Soon enough, Scott learned that another explorer was making similar plans. He was shocked to find out that it was his old sledgemate Ernest Shackleton. Now that the two had become competitors, their formerly collegial relations evaporated.

Shackleton left for the south in 1907 aboard his ship Nimrod and made a nearly successful run for the pole the following year. Although he had to turn back a little more than 100 miles from the pole, Shackleton came back to Britain a hero. He received a knighthood but had fallen short of the mark. In Scott's mind, the way south was open once again.

He spent the next year feverishly raising money. Financially, it was touch and go almost to the last minute. Finally, on June 15, 1910, the expedition sailed out of Cardiff Bay aboard the Terra Nova. Along the way the vessel stopped in South Africa, Australia and New Zealand before finally departing for McMurdo Sound at the end of November.

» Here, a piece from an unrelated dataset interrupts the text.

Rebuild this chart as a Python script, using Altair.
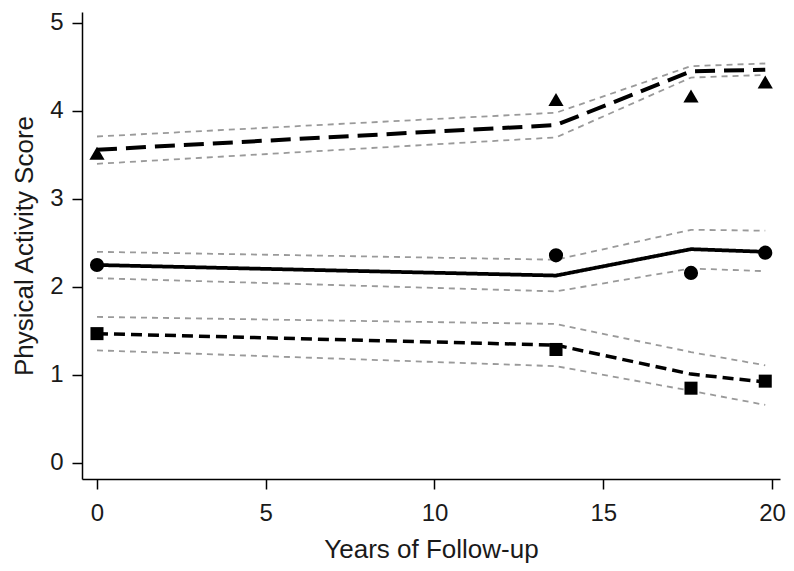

A Challenger on the Horizon

In the midst of preparations for final departure, Scott had not allowed himself to think much about a telegram he had received two months earlier, while in Melbourne, Australia. Or, at least, he chose not to discuss its upsetting contents with his men. It seemed that this peculiar Norwegian fellow, Amundsen, was not going to the Arctic aboard the Fram, as he had promised, but instead was intending to make a race of it for the South Pole. As far as Scott was concerned, the British expedition was going to Antarctica for scientific purposes, not for the publicity stunt of reaching the South Pole first. Or so he told himself.